#2409 closed defect (fixed)
ogr2ogr -skipfailures backs out previous successful insert to postgis
Reported by: | kyngchaos | Owned by: | warmerdam |
---|---|---|---|
Priority: | normal | Milestone: | 1.5.2 |
Component: | Utilities | Version: | 1.5.1 |
Severity: | normal | Keywords: | ogr2ogr |
Cc: |
Description
When appending to a PostGIS table, using the -skipfailures flag, when an error is encountered and skipped, it looks like the previously successful feature insert is getting reverted/backed out. An example is appending a TIGER county shapefile to the table that is adjacent to a county already appended, where the lines along the county border are duplicated. I have the 'tlid' field set as the primary key (changed from the default ogc_fid field added by OGR on initial import).

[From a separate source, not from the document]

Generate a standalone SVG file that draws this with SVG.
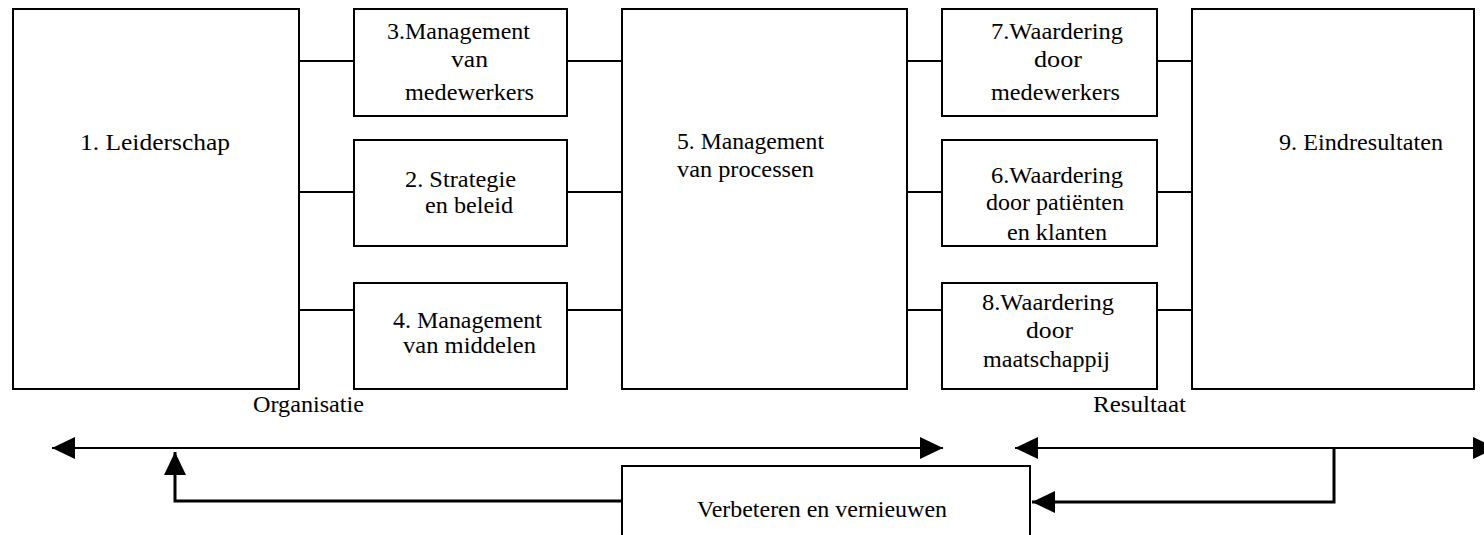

ogr2ogr -update -append -skipfailures -a_srs EPSG:4269 -nln edges -f PostgreSQL PG:'dbname=tiger' fe_2007_55021_edges.shp
Where FIPS county 55025 (adjacent county to the south) has already been successfully and completely imported.
There are many failure errors, as expected for the duplicate shared lines along their common border. But now there are many missing lines inside the newly imported county that are not common county boundary lines.
When I look at the missing lines in the original shapefile, they appear to be the record just before a skipped county line. ie:
shape 1 OK shape 2 missing interior line shape 3 missing shared county boundary, the one skipped by ogr2ogr shape 4 OK ...
None of the missing interior lines are in the error log, only the ones skipped.
Change History (9)
comment:1 by , 16 years ago
Status: | new → assigned |
---|
comment:2 by , 16 years ago
Ah, that does it. I ended up doing a similar thing with shp2pgsql - I had to strip out all the BEGIN; and END; lines in the sql before dumping that into psql.
It was quite a shock when my 25GB of TIGER in PostGIS truned out to be missing a lot of records! I'll use the -tg flag until it gets into the next release.
PS. Could there be a runtime-configurable value for MAX_NUMBER_OF_ERRORS_REPORTED in cpl_error/CPLDefaultErrorHandler()? In order to keep track of all the skipped features and verify that those are the only errors, the #defined 1000 was too little, and I commented out that limit so I could get all errors. Preferrably, some way to tell it no limit (0 or -1?).
comment:3 by , 16 years ago
follow-up: 5 comment:4 by , 16 years ago
Component: | OGR_SF → Utilities |
---|---|
Keywords: | ogr2ogr added |
Milestone: | → 1.5.2 |
Resolution: | → fixed |
Severity: | critical → normal |
Status: | assigned → closed |
William,
I have added a config option for the default error handler in trunk (r14632).
The option is "CPL_MAX_ERROR_REPORTS".
comment:5 by , 16 years ago
comment:7 by , 8 years ago
comment:8 by , 8 years ago
Hi!
Is this problem only affecting 'append' operations? if that is the case it'll be great to also check for the 'append' flag, in the if condition, in order to avoid problems like the one we have, with non-append operations that have 1 feature per transaction instead of the default 20k slowing down a lot the process.
Thank you!
comment:9 by , 8 years ago
It does not affect only "append". "skipfailures" must always lead to using gt=1 so that only one row at a time is tried to insert and commit and just the failures can be skipped.
Instead of "skipfailures" it is sometimes possible to filter out faulty input geometries with SQLite dialect:
-dialect SQLite -sql "SELECT * from source WHERE ST_IsValid(geometry)=1"
I see your point. You should be able to use "-tg 1", an undocumented switch to set the transaction group size to 1 from the default 200. That way, only one feature is going to be handled per transaction.
If this fixes things for you, I will modify ogr2ogr so that -skipfailures implicitly changes the transaction group size to 1.